In this later work Ross responds in part to C. D. Broad's view that there is attached to the notions of "right" and "wrong" some sense of "appropriate" and "inappropriate" or, in the language he takes from Samuel Clarke, that there is something of "fitness" attached to what it is that is right. On these grounds Ross describes rightness as involving "the greatest amount of suitability possible in the circumstances". However he still wishes this to be distinguished from anything like a utilitarian notion and rather conceives of moral suitability by an analogy with aesthetic suitability (perhaps with echoes of G.E. Moore in his thoughts). As Ross puts this:
There seems to be something not altogether different from the way in which a situation calls for a certain act, and the way in which one part of a beautiful whole calls for the other parts. Here, as in the case of a right act, there is no question of subserving an extraneous purpose; there is a direct harmony between the parts of the composition, as there is between a moral situation and the act which completes it. (54)
This conception of "harmony" is one that Ross has related to a sense of the whole situation just as the account of prima facie duty in The Right and the Good required. As with the earlier account this still leaves room for a commitment to pluralism:
Our common use of the word 'right' is so fluid that, although what it naturally conveys is simply the notion of fitness or correctness, without implying either that there is only one act or emotion that fits the situation, or that it is in the agent's power to produce the act or emotion in question, yet by usage 'right' is very often treated as equivalent to 'obligatory'. (55)

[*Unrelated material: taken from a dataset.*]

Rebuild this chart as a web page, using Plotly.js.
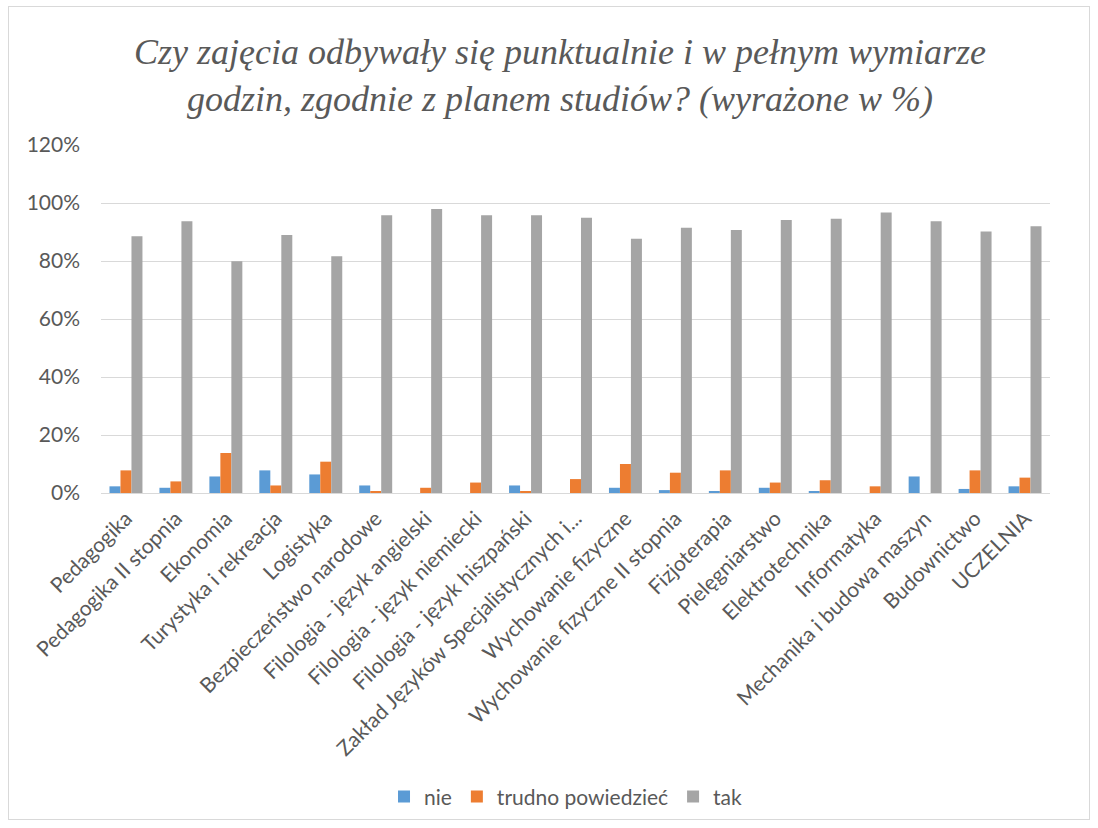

Some fine questions emerge for Ross concerning the sense of "obligatory" in the sentences that follow but, leaving this aside here, the notion of "right" understood in this way becomes one that leaves open the question of whether there is, as Ross has here said, "only one act or emotion that fits". So what is right (in this new sense of "fitting") may well not be only one act or emotion and what would be right might not even be something we could do but it is still what would, in some way, make the situation harmonious.
Intriguingly, Philip Stratton-Lake , a foremost expert on Ross, is somewhat disturbed by this account of prima facie duties in terms of fittingness which he describes as too aesthetic a notion to account for the relation between prima facie and actual rightness. In making this point Stratton-Lake indicates a wish to find in Ross an account of practical reason as becomes clear when he discusses prima facie duties as "principles of moral salience" that describe which types of consideration are salient in determining whether something should be done or ought not to be done. In understanding
prima facie duties in this way Stratton-Lake suggests that the real problem with Ross' expression "prima facie duties" rests not, ultimately with the stress on prima facie but instead with the stress on duty. Ross does indicate that the word duty is indeed wrong here when he first introduces the notion of prima facie duty in The Right and the Good stating there such a "duty":
is not in fact a duty, but something related in a special way to duty. (20)
This "special way" is now suggested by Stratton-Lake to be that the principles of prima facie duties provide "normative moral reasons, rather than principles of duty".
This suggests two questions to close this posting on that I will pursue in future ones. Firstly, is Stratton-Lake right to think that the notion of "suitability" or "fittingness" is "too aesthetic" a relation between prima facie duty and actual duty? Secondly, if the principles of prima facie duty are really principles of practical reason rather than principles of duty then how do such principles relate to the Kantian sense of "duty"? This latter question is the one with real bite since it will enable me in future postings to trace out the manner in which Stratton-Lake (and others) postulate a connection between Ross and Kant in contemporary moral theory.